The report notes, "A byproduct of reprocessing is weapons-grade plutonium," which the plan wants to keep out of the hands of countries that don't already have it. It would mean creating in the U.S. nuclear fuel reprocessing plants like the ones in France, and initiating a competitive process for selection of a site or sites to construct the recycling facilities.
The DOE, which administers the Yucca Mountain site, is expected to ask Congress for $250 million for the GNEI program and up to $400 million for fuel reprocessing R&D.
Back at the Nye County Commission chambers, Spees said the president will only ask for $250 million in the FY 2007 budget for continued operations at Yucca Mountain, well below the amount asked for in previous years. That would not be enough even to shut down the facility - in fact, only half as much as needed for that task, he said.
In FY 2006 the president asked Congress for $651 million for the Yucca project.
Further legislation might come along in March, Spees said, but he clearly indicated that the mid-term congressional elections would further hamper focused discussion of funding for the nuclear repository.
"I think we're absolutely stalled," he said. "There might be a bill passed through by the end of the year ... People (in Congress and in the Bush administration) are just disgusted at how much money and how long it has taken with the delays in getting the Nuclear Regulatory Commission to approve their license application.
"They can't even get their records certified," Spees caricatured administration officials saying. "They're thinking, 'Let's do something different.' There's significant opposition (to Yucca Mountain) from a lot of people.
"If you're an opponent, you couldn't dream up a scenario like what happened," Spees said of the certification fiascoes that occurred last year. He concluded, "DOE mishandled it."
Nevertheless, Spees said it was "very important for Nye County to be involved in working to keep Yucca Mountain on track." He said he believed Congress will rewrite portions of the Nuclear Waste Policy Act next session, which could affect the revenue Nye County garners as the host site for the repository.

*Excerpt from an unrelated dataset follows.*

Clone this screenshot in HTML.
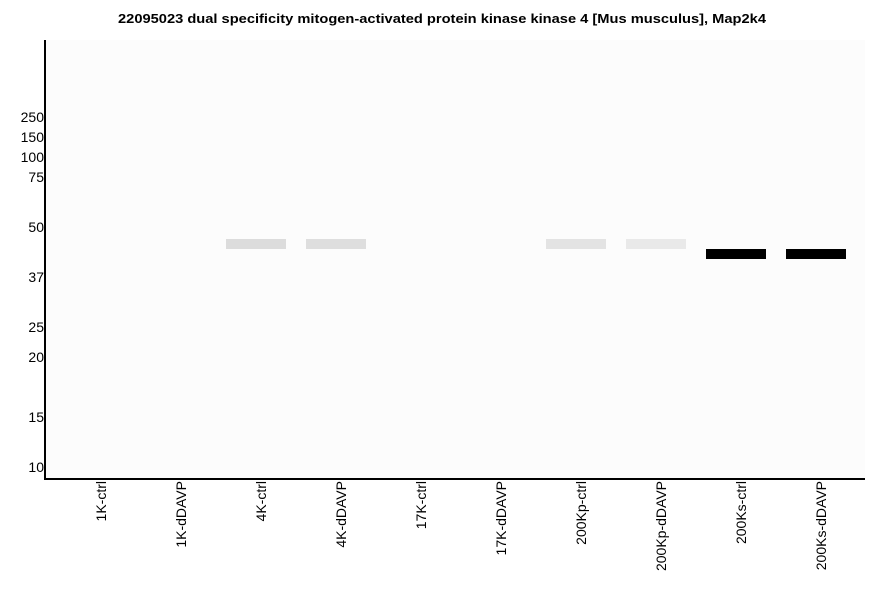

The administration's new fuel reprocessing initiative signals a dramatic shift in U.S. nuclear policy, according to the Energy Washington Weekly. The initiative is "seen as a stop-gap waste plan while officials deal with issues causing Yucca Mountain's massive delays."
Administration sources say the initiative will not replace the Yucca project, but will complement it by eliminating the sheer volume of waste so that less storage space is necessary, according to the report.
So much waste is anticipated that it is widely believed a second repository would be needed. That is due to the growing amount of already spent nuclear fuel and the projected growth of new power plants producing additional waste.
Spees called for Nye County to be involved in the political process "to restructure the nuclear program of the country."
Last November the county commissioners renewed Spees' contract after expressed skepticism from some commissioners about the firm's handling of the job.
Yet the contract was renewed, and at an increased price. That was due, in the words of Commissioner Joni Eastley, who wrote the agenda description, to the fact that "efforts are underway to restructure the entire Yucca Mountain program next year. When that happens," she said, "representational lobbying activities will increase significantly, and the principals expect to travel to Nye County more often ... If the restructuring attempts are successful, it could result in major changes for Nye County, including bigger benefits."
Or no benefits at all.
The president's bill, Spees said candidly, "is not going to stand or fall depending on whether it has Nye County's support."